Issues I've come across while working on this: it was improvised, so occasionally I'll get passages where I have no idea what I played and parsing out the notes and rhythms (especially where I play ppp, as in really quiet) becomes so difficult I have to decide to either do my best at transcribing something similar, or write something new. The latter is probably going to be my method for the last half that I have to complete. It's going to streamline the process for one if I make that decision now, plus, it has occurred to me that the final phase of this project is going to be going back and cleaning up the notation on the entire piece. I may find, while doing that, that I need to adjust some of the notation so that it makes sense to a performer. It's also occurred to me that I don't have to stick so strictly to what I played. To some extent, part of the appeal of this piece, for me, is that it is so free-form and uninhibited, unlike anything I've written to date. Capturing as much of that as possible is what's going to really make this piece still work, especially when it's performed live with electronics this April. I keep thinking, too, that eventually, if I give this piece to anyone else to perform, like in another city, where I can't be present, either for rehearsals or the performance itself, I may need to notate the electronic part somehow...in fact, that having been said, it's probably a good idea for me to do so anyway, because I'll most likely need to look at a score myself while we're performing and it would help to not have to read my scrawled handwriting on the score telling me when to fade in parts and when to pan. I've thought about writing a patch for Max/MSP or Reaktor that would automate all the mixing. However, that idea falls flat when you take into account the fact that every performer is going to play the piece differently and with so much rubato going on, it's probably a good idea to have the electronics done by a human.

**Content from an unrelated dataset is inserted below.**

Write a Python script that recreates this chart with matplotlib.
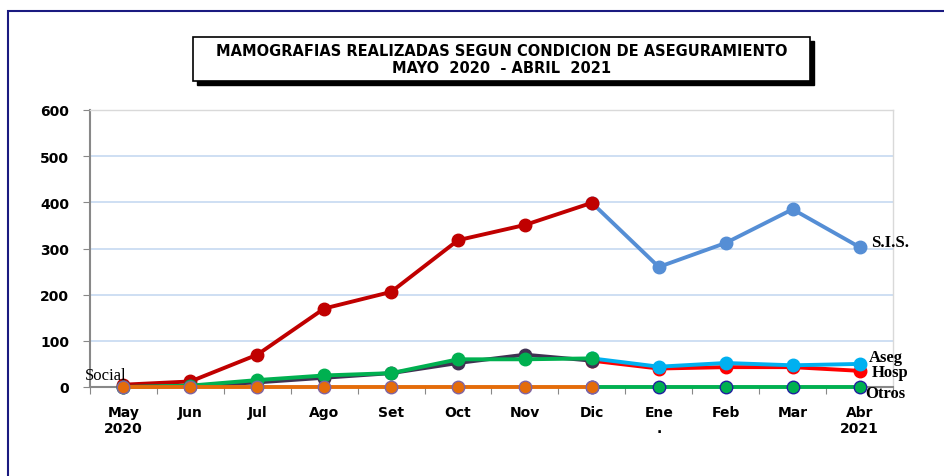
import matplotlib.pyplot as plt
from matplotlib.patches import Rectangle

# Data
months = ['May\n2020', 'Jun', 'Jul', 'Ago', 'Set', 'Oct', 'Nov', 'Dic', 'Ene\n.', 'Feb', 'Mar', 'Abr\n2021']
sis = [5, 12, 70, 170, 206, 318, 351, 399, 260, 312, 385, 303]
aseg = [0, 3, 15, 25, 30, 60, 60, 62, 44, 52, 47, 50]
hosp = [0, 2, 10, 20, 30, 52, 70, 57, 40, 43, 43, 35]
otros = [0, 0, 0, 0, 0, 0, 0, 0, 0, 0, 0, 0]
split = 7  # Dic: colours change from 2020 to 2021 series

x = list(range(len(months)))
x20 = x[:split + 1]
x21 = x[split:]

fig = plt.figure(figsize=(9.45, 4.77), dpi=100)
ax = fig.add_axes([90 / 945, 89 / 477, 803 / 945, 277 / 477])

lw = 2.8
ms = 9
kw = dict(lw=lw, marker='o', ms=ms, clip_on=False)

# 2020 part
ax.plot(x20, sis[:split + 1], color='#C00000', zorder=4, **kw)
ax.plot(x20, hosp[:split + 1], color='#403152', zorder=4, **kw)
ax.plot(x20, aseg[:split + 1], color='#00B050', zorder=5, **kw)
ax.plot(x20, otros[:split + 1], color='#E46C0A', mec='#8064A2', mew=1, zorder=6, **kw)

# 2021 part
ax.plot(x21, sis[split:], color='#558ED5', zorder=3, **kw)
ax.plot(x21, hosp[split:], color='#FF0000', zorder=3, **kw)
ax.plot(x21, aseg[split:], color='#00B0F0', zorder=3.5, **kw)
ax.plot(x21, otros[split:], color='#00B050', mec='#1F1FA0', mew=1, zorder=3, **kw)

# series labels
lab = dict(family='Liberation Serif', fontweight='bold', fontsize=12, va='center', zorder=7)
ax.annotate('S.I.S.', (x[-1], sis[-1]), xytext=(8, 4), textcoords='offset points', **lab)
ax.annotate('Aseg', (x[-1], aseg[-1]), xytext=(7, 5), textcoords='offset points', **lab)
ax.annotate('Hosp', (x[-1], hosp[-1]), xytext=(9, -1), textcoords='offset points', **lab)
ax.annotate('Otros', (x[-1], otros[-1]), xytext=(4, -4), textcoords='offset points', **lab)
ax.annotate('Social', (x[0], 26), xytext=(2, 0), textcoords='offset points', ha='right',
            family='Liberation Serif', fontsize=12, va='center', zorder=7)

ax.set_xlim(-0.5, len(months) - 0.5)
ax.set_ylim(0, 600)
ax.set_yticks(range(0, 601, 100))
ax.set_xticks([i - 0.5 for i in range(len(months) + 1)])
ax.set_xticklabels([])
ax.set_xticks(x, minor=True)
ax.set_xticklabels(months, minor=True, fontweight='heavy', fontsize=10)
ax.tick_params(axis='x', which='minor', length=0, pad=13)
ax.tick_params(axis='x', which='major', length=5, color='#888888', direction='out')
ax.tick_params(axis='y', length=5, color='#888888', pad=10)
for t in ax.get_yticklabels():
    t.set_fontweight('heavy')
    t.set_fontsize(10)

ax.grid(axis='y', color='#C6D9F1', lw=1.2)
ax.set_axisbelow(True)
for s in ['left', 'bottom']:
    ax.spines[s].set_color('#888888')
    ax.spines[s].set_linewidth(1.5)
for s in ['top', 'right']:
    ax.spines[s].set_color('#D9D9D9')
    ax.spines[s].set_linewidth(1)
for s in ax.spines.values():
    s.set_zorder(1)

# title box with shadow
bx, by, bw, bh = 193 / 945, (477 - 82) / 477, 617 / 945, 44 / 477
fig.patches.append(Rectangle((bx + 4 / 945, by - 4 / 477), bw, bh, transform=fig.transFigure,
                             facecolor='black', edgecolor='black', zorder=1))
fig.patches.append(Rectangle((bx, by), bw, bh, transform=fig.transFigure,
                             facecolor='white', edgecolor='black', lw=1.2, zorder=2))
fig.text(bx + bw / 2, by + bh / 2,
         'MAMOGRAFIAS REALIZADAS SEGUN CONDICION DE ASEGURAMIENTO\nMAYO  2020  - ABRIL  2021',
         ha='center', va='center', fontweight='bold', fontsize=10.5, linespacing=1.15, zorder=3)

# outer frame
fig.patches.append(Rectangle((8 / 945, -0.1), 2, (477 - 12) / 477 + 0.1, transform=fig.transFigure,
                             facecolor='none', edgecolor='#1A1A80', lw=1.5, zorder=0))

fig.savefig('out.png', dpi=100)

So, those are all my thoughts on that right now. The electronic music project is getting exciting now, too. My mode right now is taking inventory basically and simultaneously doing research into how I can perform what I have and what new pieces I should write. The inventory is kind of a nice indicator of my progress over the years. I have some 25 songs, if not more, laying around. Fourteen from the days in college when I thought about going by the moniker "Automatic Head," six that are unfinished but that I feel I could still do something with and at least five new ones written this year. There are also songs that I've lost the project file for and will have to rewrite from scratch and countless others that are just shit that I have no idea what to do with. But having them all listed out, the ones I intend on working on, is a good starting point I think. What I'll do is, one by one, I'll open old project files and get working on them, revamping the drum sounds, song structure and synths that I use. I'll start a new folder for 2011 versions and save them as I go. Then, I'm going to have to start thinking about how to perform them.

I've got, in my possession, of the equipment I need, a guitar (obviously), several cables, a mic stand, my M Audio Axiom 49 keyboard controller, and...well, gee that's it. The MacBook Pro is next on the list with my work discount, immediately after a new audio interface to replace the shoddy Tascam interface I've been using (seriously after 3 months of owning the thing, the left channel output cut out all together and I had to mail it TEAC America in California for repair...a repair that was incomplete so I just gave up and worked around it, using the headphone jack when I wanted to mix). After that, I need some kind of MIDI foot controller and possibly a MIDI or USB hub to plug in extra devices that I may buy on down the line...like these for instance. I'll probably need at least an 8 channel hardware mixer, and I'm even thinking of getting a separate loop station for my guitar...possibly this one or something similar. Honestly, though, I think I may be able to achieve everything I need as far as being able to loop with a MIDI footswitch and software. And this brings to light a whole other discussion on whether to use all digital or to have some analog equipment as well. I won't get into that debate right now though, I will eventually have to at some point.

So you see, there's a lot to think about. When I get to a stopping point, I'll probably go back to Indaba music and do a little more exploring. For now, though, I'm going to actually get dressed and eat breakfast.